As the Senate continues its debate over a national security supplemental funding bill, advocates are calling on lawmakers to approve an amendment that would give Afghans who were evacuated during the US’ withdrawal of Afghanistan a path to permanent legal residency in the US.
The amendment, introduced by Democratic Sen. Amy Klobuchar and Republican Sen. Jerry Moran on Friday, would “allow Afghan allies to apply for permanent legal residency to provide certainty as they build their lives in the United States after undergoing thorough vetting,” according to a news release from Klobuchar.
It is based on the bipartisan Afghan Adjustment Act, which was reintroduced last year. The amendment was introduced Friday with a list of co-sponsors that included Republican Sens. Roger Wicker, Lindsey Graham and Thom Tillis, as well as Democratic Sens. Richard Blumenthal, Chris Coons and Jeanne Shaheen.
Speaking on the Senate floor Friday, Klobuchar said there are roughly 80,000 Afghan refugees in the US who “served as interpreters, they served as intel gatherers, they put their own lives and their families’ lives at risk.” The amendment has “a heavy-duty vetting process,” Klobuchar said, adding that “the vast majority of these people are here already.”
“Are we going to send these people who stood with our troops back to the arms of the Taliban?” Klobuchar said. “Or are we going to do what’s right?”
Shawn VanDiver, the founder of #AfghanEvac — a coalition of organizations that assisted in evacuating Afghans during the 2021 withdrawal — told CNN the war in Afghanistan and the “obligation that we have to our allies is not a Republican problem or a Democrat problem.”
“It’s an American problem. It’s an American obligation. And our allies are watching. Future conflicts that we go into will look back to how we handled the end of the Afghan war and what we did with our Afghan allies,” VanDiver said.
It’s unclear whether the amendment will get a vote to be included in the supplemental bill, but advocates say it’s a critical next step for Afghans who have been in limbo since arriving in the US after the chaotic withdrawal.
While the amendment has bipartisan backing, at least one Republican is expected to object to it. Sen. Tom Cotton, an Army veteran and member of the Senate Armed Services Committee, “disagrees with some elements of Sen. Klobuchar’s bill,” a person familiar with his thinking told CNN.

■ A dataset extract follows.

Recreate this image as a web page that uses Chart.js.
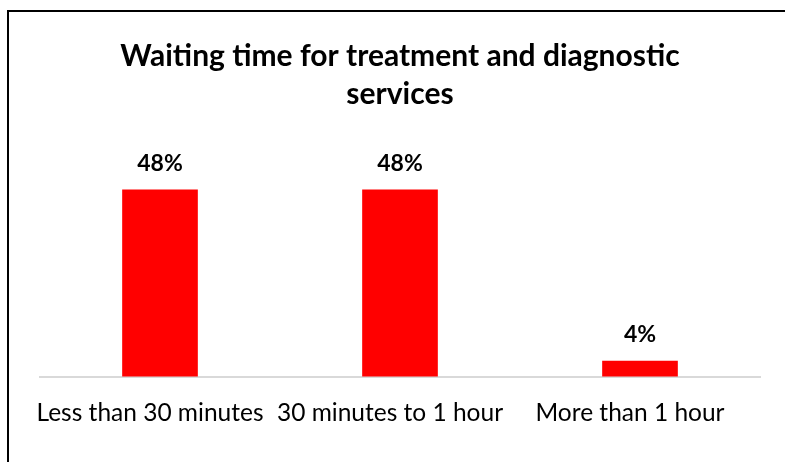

Among those objections are the “lack of parole reform,” protection for Afghans he says did not work with US forces, and “the potential for abuse of virtually unlimited and unvetted family migration,” the person familiar said.
“Sen. Cotton supports helping our Afghan allies and partners, but this specific bill did little to address his concerns,” the person said. The source also said Cotton supports “a version of this bill and even has his own version of this bill,” referencing a bill he introduced in July 2023.
VanDiver criticized Cotton directly in posts on X on Friday night, saying he is “abandoning our allies” after Cotton and his team had “worked to get the very folks this would help here to the US.”
VanDiver later told CNN that Cotton is using Afghans “as political pawns.”
“I remember August 2021. I remember Tom Cotton talking about this, helping people, asking veterans groups for help to get the people that he was working with through the airport gates and on the planes,” VanDiver said. “And all of those people that he helped, who are here and waiting for the Afghan Adjustment Act or the adjustment of status — he’s abandoning them.”
Moran, who is the ranking member of the Senate Committee on Veterans’ Affairs, said Saturday that many Afghan allies are “still overseas, and those who made it to the US face uncertainty as to whether they will be granted permanent residency.”
“I urge my colleagues to support the inclusion of the Afghan Adjustment Act in the national security supplemental to grant Afghan refugees stability, bolster our national security and send a message to US partners and allies that we will honor our word,” Moran said.
Patrick Murray, the director of national legislative services for the Veterans of Foreign Wars, said in a statement that the VFW “wants to see those Afghan allies who stood alongside our troops taken care of and provided the safety they deserve.”